Key Compliance Areas To Get Right From Day One
Good compliance is easier (and cheaper) when it’s embedded early. Here are key areas to keep on your radar regardless of structure:
Directors’ Duties And Board Processes
Directors must act in the best interests of the company, exercise care and diligence, avoid improper use of information and position, and manage conflicts. Clear board papers, minutes and conflict registers help demonstrate compliance.
Disclosure And Record Keeping
Private companies benefit from lighter reporting, but you still need accurate statutory registers, share records and ASIC filings. Public companies layer on audited financials, AGM requirements and, if listed, continuous disclosure obligations. Build habits now that scale later.
Fundraising Rules
Capital raising is tightly regulated. If you’re relying on small-scale offerings or sophisticated investor exemptions, document eligibility and track your offer numbers and amounts so you remain within the limits set out in section 708.
Execution And Authority
Ensure the right people sign on behalf of the company, and that delegations of authority are clear.

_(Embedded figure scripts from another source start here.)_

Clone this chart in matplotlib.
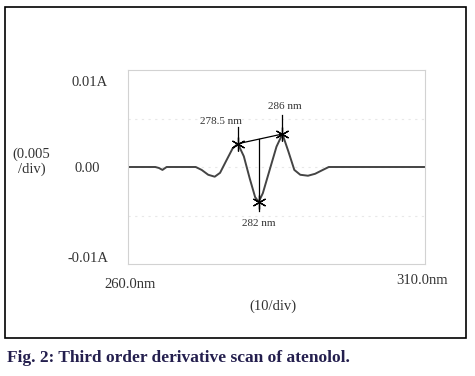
import matplotlib
matplotlib.use("Agg")
import matplotlib.pyplot as plt
from matplotlib.patches import Rectangle

# third order derivative trace
wavelength = [260, 264.6, 265.2, 265.8, 266.5, 271.4, 272.4, 273.5, 274.6, 275.5,
              276.5, 277.6, 278.5, 279.5, 280.5, 281.4, 282.0, 282.7, 283.8, 285.0,
              286.0, 287.0, 288.0, 289.0, 290.3, 291.5, 292.8, 293.8, 310]
deriv = [0, 0, -0.0001, -0.0003, 0, 0, -0.0003, -0.0008, -0.0010, -0.0006,
         0.0006, 0.0019, 0.0024, 0.0011, -0.0012, -0.0031, -0.0036, -0.0027, -0.0004, 0.0021,
         0.0034, 0.0016, -0.0003, -0.0008, -0.0009, -0.0007, -0.0003, 0, 0]

peak_nm = [278.5, 286.0]
peak_val = [0.0024, 0.0034]
trough_nm = 282.0
trough_val = -0.0036

SERIF = "Liberation Serif"
W, H = 475, 376

fig = plt.figure(figsize=(W / 100, H / 100), dpi=100)
fig.patch.set_facecolor("white")

# outer frame around the figure panel
fig.patches.append(Rectangle((5 / W, 1 - 338 / H), 461 / W, 331 / H, transform=fig.transFigure,
                             fill=False, edgecolor="black", linewidth=1.2))

ax = fig.add_axes([128 / W, 1 - 264 / H, 297 / W, 194 / H])
ax.set_xlim(260, 310)
ax.set_ylim(-0.01, 0.01)
for s in ax.spines.values():
    s.set_color("#d2d2d2")
    s.set_linewidth(0.8)
ax.set_xticks([])
ax.set_yticks([])
for yv in [-0.005, 0, 0.005]:
    ax.axhline(yv, color="#e8e8e8", linewidth=0.8, linestyle=(0, (2, 4)), zorder=0)

ax.plot(wavelength, deriv, color="#444444", linewidth=1.4, zorder=2)

# peak markers and connecting line
ax.plot(peak_nm, peak_val, color="black", linewidth=0.9, zorder=3)
mid = peak_val[0] + (trough_nm - peak_nm[0]) / (peak_nm[1] - peak_nm[0]) * (peak_val[1] - peak_val[0])
ax.plot([trough_nm, trough_nm], [mid, trough_val], color="black", linewidth=0.9, zorder=3)
ax.plot(peak_nm + [trough_nm], peak_val + [trough_val], linestyle="none",
        marker=(6, 2, 0), markersize=10, color="black", markeredgewidth=0.9, zorder=4)

# label stems
ax.plot([278.5, 278.5], [0.0041, 0.0024], color="black", linewidth=0.9)
ax.plot([286.0, 286.0], [0.0054, 0.0034], color="black", linewidth=0.9)
ax.plot([282.0, 282.0], [-0.0036, -0.0045], color="black", linewidth=0.9)

ax.text(275.6, 0.0047, "278.5 nm", fontsize=8, family=SERIF, ha="center", va="center", color="#333333")
ax.text(286.4, 0.0062, "286 nm", fontsize=8, family=SERIF, ha="center", va="center", color="#333333")
ax.text(282.0, -0.0058, "282 nm", fontsize=8, family=SERIF, ha="center", va="center", color="#333333")

# axis annotations in the style of the spectrophotometer print-out
tc = "#333333"
fs = 10.5
fig.text(108 / W, 1 - 82 / H, "0.01A", fontsize=fs, family=SERIF, ha="right", va="center", color=tc)
fig.text(100 / W, 1 - 168 / H, "0.00", fontsize=fs, family=SERIF, ha="right", va="center", color=tc)
fig.text(108 / W, 1 - 258 / H, "-0.01A", fontsize=fs, family=SERIF, ha="right", va="center", color=tc)
fig.text(31 / W, 1 - 154 / H, "(0.005", fontsize=fs, family=SERIF, ha="center", va="center", color=tc)
fig.text(32 / W, 1 - 169 / H, "/div)", fontsize=fs, family=SERIF, ha="center", va="center", color=tc)
fig.text(130 / W, 1 - 285 / H, "260.0nm", fontsize=fs, family=SERIF, ha="center", va="center", color=tc)
fig.text(422 / W, 1 - 280 / H, "310.0nm", fontsize=fs, family=SERIF, ha="center", va="center", color=tc)
fig.text(273 / W, 1 - 306 / H, "(10/div)", fontsize=fs, family=SERIF, ha="center", va="center", color=tc)

fig.text(7 / W, 1 - 358 / H, "Fig. 2: Third order derivative scan of atenolol.", fontsize=12.5,
         family=SERIF, weight="bold", ha="left", va="center", color="#241f4e")

fig.savefig("out.png", dpi=100)
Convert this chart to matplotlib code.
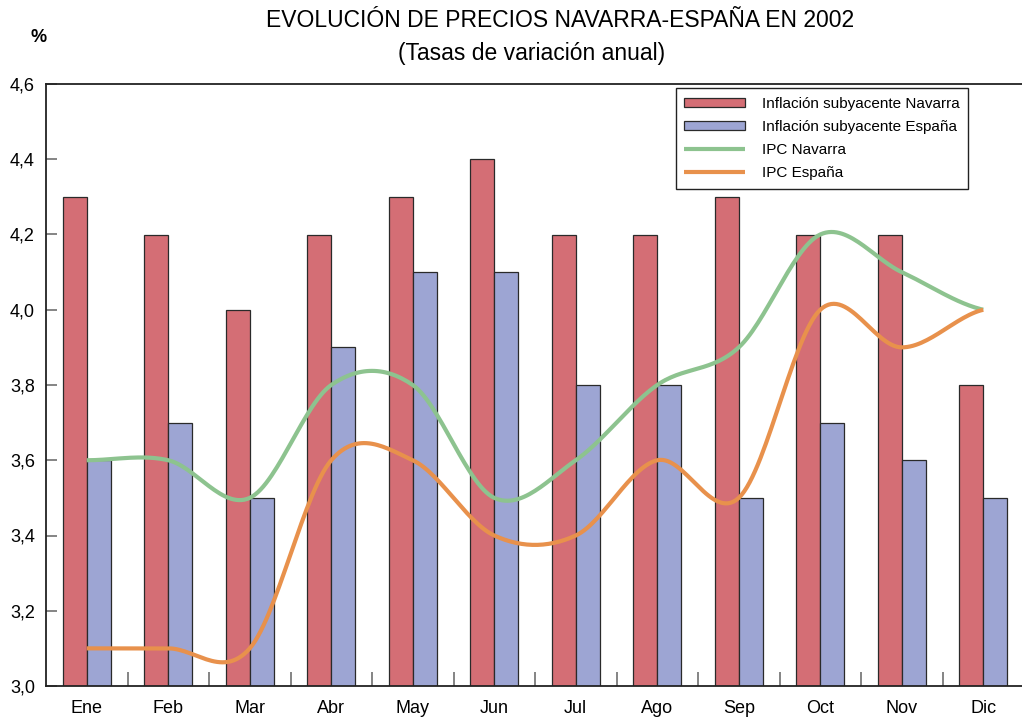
import numpy as np
import matplotlib.pyplot as plt
from matplotlib.ticker import FixedLocator, FuncFormatter

plt.rcParams['font.family'] = ['Liberation Sans', 'DejaVu Sans']

meses = ['Ene', 'Feb', 'Mar', 'Abr', 'May', 'Jun', 'Jul', 'Ago', 'Sep', 'Oct', 'Nov', 'Dic']
subyacente_navarra = [4.3, 4.2, 4.0, 4.2, 4.3, 4.4, 4.2, 4.2, 4.3, 4.2, 4.2, 3.8]
subyacente_espana = [3.6, 3.7, 3.5, 3.9, 4.1, 4.1, 3.8, 3.8, 3.5, 3.7, 3.6, 3.5]
ipc_navarra = [3.6, 3.6, 3.5, 3.8, 3.8, 3.5, 3.6, 3.8, 3.9, 4.2, 4.1, 4.0]
ipc_espana = [3.1, 3.1, 3.1, 3.6, 3.6, 3.4, 3.4, 3.6, 3.5, 4.0, 3.9, 4.0]


def smooth(y, n=30):
    # curva suavizada tipo Excel (Catmull-Rom) que pasa por los puntos
    y = np.asarray(y, dtype=float)
    yp = np.concatenate([[y[0]], y, [y[-1]]])
    xs, ys = [], []
    for i in range(len(y) - 1):
        p0, p1 = yp[i + 1], yp[i + 2]
        m0 = (yp[i + 2] - yp[i]) / 2
        m1 = (yp[i + 3] - yp[i + 1]) / 2
        t = np.linspace(0, 1, n, endpoint=(i == len(y) - 2))
        h00 = 2 * t**3 - 3 * t**2 + 1
        h10 = t**3 - 2 * t**2 + t
        h01 = -2 * t**3 + 3 * t**2
        h11 = t**3 - t**2
        xs.append(i + t)
        ys.append(h00 * p0 + h10 * m0 + h01 * p1 + h11 * m1)
    return np.concatenate(xs), np.concatenate(ys)


fig = plt.figure(figsize=(10.22, 7.19), dpi=100)
ax = fig.add_axes([46 / 1022, 33 / 719, 978 / 1022, 602 / 719])

x = np.arange(len(meses))
w = 0.295
b1 = ax.bar(x - w / 2, subyacente_navarra, w, color='#d46e75', edgecolor='#2a2a2a',
            linewidth=0.9, label='Inflación subyacente Navarra', zorder=2)
b2 = ax.bar(x + w / 2, subyacente_espana, w, color='#9da5d3', edgecolor='#2a2a2a',
            linewidth=0.9, label='Inflación subyacente España', zorder=2)

xs, ys = smooth(ipc_navarra)
l1, = ax.plot(xs, ys, color='#8dc38f', lw=3, label='IPC Navarra', zorder=3, solid_capstyle='butt')
xs, ys = smooth(ipc_espana)
l2, = ax.plot(xs, ys, color='#e8914c', lw=3, label='IPC España', zorder=3, solid_capstyle='butt')

ax.set_xlim(-0.5, 11.5)
ax.set_ylim(3.0, 4.6)
ax.set_yticks(np.arange(3.0, 4.61, 0.2))
ax.yaxis.set_major_formatter(FuncFormatter(lambda v, p: f'{v:.1f}'.replace('.', ',')))
ax.set_xticks(x)
ax.set_xticklabels(meses)
ax.xaxis.set_minor_locator(FixedLocator(np.arange(0.5, 11, 1)))
ax.tick_params(axis='x', which='major', length=0, pad=10, labelsize=13)
ax.tick_params(axis='x', which='minor', direction='in', length=10, width=1.2, color='#707070')
ax.tick_params(axis='y', direction='in', length=8, width=1.2, color='#707070', pad=8, labelsize=13)

for s in ['left', 'bottom', 'top']:
    ax.spines[s].set_linewidth(1.3)
    ax.spines[s].set_color('#222222')
ax.spines['right'].set_visible(False)

handles = [b1, b2, l1, l2]
leg = ax.legend(handles, [h.get_label() for h in handles],
                loc='upper right', bbox_to_anchor=(0.943, 0.993), borderaxespad=0,
                fancybox=False, edgecolor='#222222', framealpha=1,
                handlelength=4.0, handleheight=0.55, handletextpad=1.1,
                borderpad=0.55, labelspacing=0.6, fontsize=11)
leg.get_frame().set_linewidth(1.0)

fig.text(0.548, 0.972, 'EVOLUCIÓN DE PRECIOS NAVARRA-ESPAÑA EN 2002', ha='center', va='center', fontsize=16.5)
fig.text(0.520, 0.926, '(Tasas de variación anual)', ha='center', va='center', fontsize=16.5)
fig.text(0.038, 0.948, '%', ha='center', va='center', fontsize=13, fontweight='bold')

fig.savefig('out.png', dpi=100)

Using section 127 execution where appropriate, or documenting attorney appointments, will streamline transactions and reduce counterparties’ concerns.
ASIC And Company Registers
Keep ASIC details current, maintain share registers accurately after each issue or transfer, and reflect any changes in directors or officeholders quickly. Clean records are non-negotiable for due diligence and future deals.
Employee Equity And Tax
Equity plans must align with corporate documents, cap table limits and tax concessions. Updating your ESOP as you raise rounds or add subsidiaries will avoid nasty surprises for employees or investors later.
Public Communications
If you’re private, you still need to avoid misleading claims under the Australian Consumer Law. If you’re public or planning to be, ensure external communications align with disclosure rules and that investor-sensitive information is handled carefully.
Common Scenarios: How Founders Navigate Public Vs Private
To make this real, here are a few scenarios we often see:
“We’re Early And Need Flexibility”
You’re building fast, experimenting with pricing and product. A private company with strong governance and clean cap table is likely your best option. Keep your Shareholders Agreement and Company Constitution aligned, use a documented ESOP, and raise under the appropriate capital-raising exemptions as needed.
“We’re Profitable And Eyeing A Larger Raise”
You may still stay private, especially if a small number of sophisticated investors can fund your growth. Lift your reporting standards, begin audit preparation, and consider board enhancements that will reassure larger investors.
“We Want Liquidity And Brand Visibility”
If you’re considering a public path, start building public-company discipline now. Test your disclosure processes, expand governance, and invest in investor relations capability. This evolution can take 12-24 months - starting early makes for a smoother transition.
Key Takeaways
- Private (Pty Ltd) companies suit most early and growth-stage businesses because they offer flexibility, control and lower compliance costs.
- Public companies enable broader fundraising and potential liquidity, but require significant governance, reporting and cost commitments.
- You can raise meaningful private capital without going public by relying on exemptions like those in section 708, sophisticated investors and well-drafted instruments.
- Foundations matter: align your Company Constitution, Shareholders Agreement, ESOP and execution practices to support clean governance and future growth.
- Build public-ready habits early - robust reporting, board processes and clear policies make any later transition simpler and less risky.
- If you’re unsure which path fits your goals and timing, getting tailored legal guidance early can help you avoid costly missteps.